Les Roupéniens, champions de l’indépendance arméno-cilicienne – et arrivés au même moment que les Hétoumides -, refusèrent quant à eux la tutelle byzantine. Ils s’installèrent au coeur de l’Anti-Taurus, à Vahga, pour planifier et entreprendre la création d’un royaume arménien en Cilicie. Leurs confrontations avec les Hétoumides furent nombreuses tant leurs visions géopolitiques différaient. Les Roupéniens, conscients de la nécessaire unité des familles arméniennes dans leur lutte contre l’Empire et les Latins, tentèrent à plusieurs reprises de s’emparer de Lampron pour éliminer leur rivaux, lesquels s’opposaient systématiquement à leur marche vers l’indépendance. Pourtant, malgré la vigueur des assauts et le redoublement des efforts, les sièges menés par Mleh en 1171 et par Roupen III en 1182 furent des échecs. Lampron résista, faisant par la même durer cette division qui contrevenait aux aspirations des seigneurs de Vahga.
Au début du XIIIe sièce, c’est finalement par la ruse que la citadelle entra dans le giron des possessions roupéniennes. Léon Ier, ex-Léon II rebaptisé après son couronnement en 1198, premier roi arménien de Cilicie, arrangea le mariage de l’une de ses nièces avec l’un des fils du seigneur de Lampron. Ce mariage eut lieu à Tarse, et la plus grande partie des chevaliers hétoumides s’y rendit. Léon profita de ce dégarnissement momentané des défenses de la citadelle pour l’enlever avec ses propres forces qui avaient été assemblées en nombre pour l’occasion. La citadelle fut donc prise et le roi en donna la garde à sa propre mère, elle même princesse hétoumide, à titre de résidence d’été, la fraîcheur y étant garantie, même durant les plus intenses chaleurs.
Malgré sa conquête, Lampron fut quelques années plus tard à nouveau au coeur de révoltes menées contre le pouvoir central roupénien. En 1245, le baron Constantin de Lampron alla jusqu’à s’allier au sultan de Konya pour affronter Hétoum Ier. Battu, il fut exécuté pour haute trahison. Bien plus tard, les rois Lusignan de Chypre utilisèrent la citadelle comme prison, avant que les Mameluks ne s’en emparent et qu’elle ne sombre, dès lors, dans l’oubli.
Description
Le site de Lampron, choisi par les Byzantins à l’écart des grandes voies de communication apparaît comme une immense table à la forme d’amande, dont les bords sont autant de falaises rendant la position naturellement forte. De nombreuses traces d’occupations fossiles ornent les parois et il est à penser que ce site spectaculaire était déjà occupé de longue date.
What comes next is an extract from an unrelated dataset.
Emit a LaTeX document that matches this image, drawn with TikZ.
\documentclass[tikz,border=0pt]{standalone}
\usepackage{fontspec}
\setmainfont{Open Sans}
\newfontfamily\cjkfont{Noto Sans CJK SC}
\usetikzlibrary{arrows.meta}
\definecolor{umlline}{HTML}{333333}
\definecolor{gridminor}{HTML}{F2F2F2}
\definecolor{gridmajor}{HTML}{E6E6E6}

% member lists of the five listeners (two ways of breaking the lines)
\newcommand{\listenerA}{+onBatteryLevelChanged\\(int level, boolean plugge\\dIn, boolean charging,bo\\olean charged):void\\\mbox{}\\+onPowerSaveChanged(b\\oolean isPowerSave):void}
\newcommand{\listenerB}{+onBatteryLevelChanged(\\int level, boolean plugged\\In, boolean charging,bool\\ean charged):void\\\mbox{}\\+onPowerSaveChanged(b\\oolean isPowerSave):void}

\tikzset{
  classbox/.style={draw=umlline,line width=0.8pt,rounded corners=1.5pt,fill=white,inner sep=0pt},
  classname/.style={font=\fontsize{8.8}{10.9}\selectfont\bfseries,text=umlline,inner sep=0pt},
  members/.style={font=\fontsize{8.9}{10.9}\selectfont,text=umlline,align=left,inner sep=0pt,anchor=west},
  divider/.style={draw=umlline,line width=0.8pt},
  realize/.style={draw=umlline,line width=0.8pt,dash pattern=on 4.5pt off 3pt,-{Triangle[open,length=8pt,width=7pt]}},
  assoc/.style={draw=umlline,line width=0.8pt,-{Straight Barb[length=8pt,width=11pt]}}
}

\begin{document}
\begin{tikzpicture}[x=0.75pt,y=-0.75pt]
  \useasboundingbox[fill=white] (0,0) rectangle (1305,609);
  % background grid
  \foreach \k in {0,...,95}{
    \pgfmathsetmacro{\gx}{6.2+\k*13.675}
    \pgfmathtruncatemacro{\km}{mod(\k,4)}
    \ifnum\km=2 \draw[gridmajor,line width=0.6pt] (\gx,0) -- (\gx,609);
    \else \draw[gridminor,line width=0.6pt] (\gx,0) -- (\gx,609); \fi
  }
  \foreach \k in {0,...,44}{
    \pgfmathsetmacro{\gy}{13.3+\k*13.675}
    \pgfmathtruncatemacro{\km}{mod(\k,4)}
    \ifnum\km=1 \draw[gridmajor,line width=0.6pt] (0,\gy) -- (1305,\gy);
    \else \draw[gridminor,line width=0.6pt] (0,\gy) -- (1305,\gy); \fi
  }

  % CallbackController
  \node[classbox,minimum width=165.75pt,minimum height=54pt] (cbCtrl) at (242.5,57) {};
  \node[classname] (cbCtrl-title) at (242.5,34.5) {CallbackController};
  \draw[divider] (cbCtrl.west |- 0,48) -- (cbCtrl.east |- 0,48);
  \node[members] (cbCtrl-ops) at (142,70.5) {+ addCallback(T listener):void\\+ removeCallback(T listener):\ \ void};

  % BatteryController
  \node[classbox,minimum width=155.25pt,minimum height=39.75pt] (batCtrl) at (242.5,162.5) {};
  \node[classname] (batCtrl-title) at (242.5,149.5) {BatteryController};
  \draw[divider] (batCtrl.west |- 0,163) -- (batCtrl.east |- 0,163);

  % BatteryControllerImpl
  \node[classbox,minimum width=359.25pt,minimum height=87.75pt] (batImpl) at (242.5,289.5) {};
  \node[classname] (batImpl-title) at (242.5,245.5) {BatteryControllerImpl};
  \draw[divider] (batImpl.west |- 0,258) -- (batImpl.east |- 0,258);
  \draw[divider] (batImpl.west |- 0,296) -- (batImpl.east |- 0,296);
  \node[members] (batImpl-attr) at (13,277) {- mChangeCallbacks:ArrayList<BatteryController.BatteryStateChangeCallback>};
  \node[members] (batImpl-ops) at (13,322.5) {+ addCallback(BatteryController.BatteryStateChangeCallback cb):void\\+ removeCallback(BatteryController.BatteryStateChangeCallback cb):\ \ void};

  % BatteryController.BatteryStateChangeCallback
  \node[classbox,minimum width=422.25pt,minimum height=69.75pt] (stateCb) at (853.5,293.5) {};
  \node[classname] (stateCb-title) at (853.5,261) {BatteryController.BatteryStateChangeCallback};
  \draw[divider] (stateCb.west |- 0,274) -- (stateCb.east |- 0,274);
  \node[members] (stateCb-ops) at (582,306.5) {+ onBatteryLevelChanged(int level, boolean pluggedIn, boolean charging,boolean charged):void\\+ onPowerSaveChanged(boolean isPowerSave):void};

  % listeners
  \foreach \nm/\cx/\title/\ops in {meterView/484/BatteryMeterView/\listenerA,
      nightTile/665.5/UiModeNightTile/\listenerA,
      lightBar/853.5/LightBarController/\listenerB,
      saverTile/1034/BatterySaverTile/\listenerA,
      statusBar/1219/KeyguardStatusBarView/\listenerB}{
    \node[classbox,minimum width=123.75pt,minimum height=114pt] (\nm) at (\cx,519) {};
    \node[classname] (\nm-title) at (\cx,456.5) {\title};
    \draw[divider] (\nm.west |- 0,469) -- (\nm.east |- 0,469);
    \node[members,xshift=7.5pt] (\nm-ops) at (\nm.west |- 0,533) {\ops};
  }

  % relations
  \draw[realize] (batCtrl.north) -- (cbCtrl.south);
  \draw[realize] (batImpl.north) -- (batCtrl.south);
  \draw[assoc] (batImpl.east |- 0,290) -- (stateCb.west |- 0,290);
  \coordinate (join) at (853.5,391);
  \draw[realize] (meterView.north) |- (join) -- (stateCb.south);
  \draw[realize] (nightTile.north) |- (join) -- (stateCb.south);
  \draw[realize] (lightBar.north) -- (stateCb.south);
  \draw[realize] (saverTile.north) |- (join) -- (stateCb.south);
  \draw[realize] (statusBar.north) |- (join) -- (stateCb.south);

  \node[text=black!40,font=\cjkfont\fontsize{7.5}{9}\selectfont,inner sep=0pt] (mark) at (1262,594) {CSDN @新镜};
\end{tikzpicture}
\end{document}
Les structures qui s’étendent sur près de 300 mètres sont composées d’une ville basse, elle même commandée par une citadelle placée sur le front d’attaque, au nord, face au plateau dont se détache l’ensemble.
Comme à Ranculat un parcours passant sous les courtines permet de rejoindre l’entrée principale de l’enceinte urbaine. Deux porteries sont encore conservées et portent la marque des architectes arméniens. Hormis quelques pans de courtines, aucun élément significatif n’est à relever dans la ville basse. La végétation envahissante masque les traces de bâti, et les racines des végétaux les plus anciens finissent, ci et la, d’arracher les derniers assemblages.
La citadelle bénéficia heureusement des soins nécessaires pour résister au temps. Son donjon défend toujours la pointe nord, où les architectes avaient accentué les défenses en la séparant du plateau par un vaste fossé taillé dans la roche, sur vingt mètres de large. Les salles voûtées et niches d’archères sont de belle facture mais il reste hasardeux d’en attribuer la réalisation à tel ou tel occupant ayant régné sur Lampron.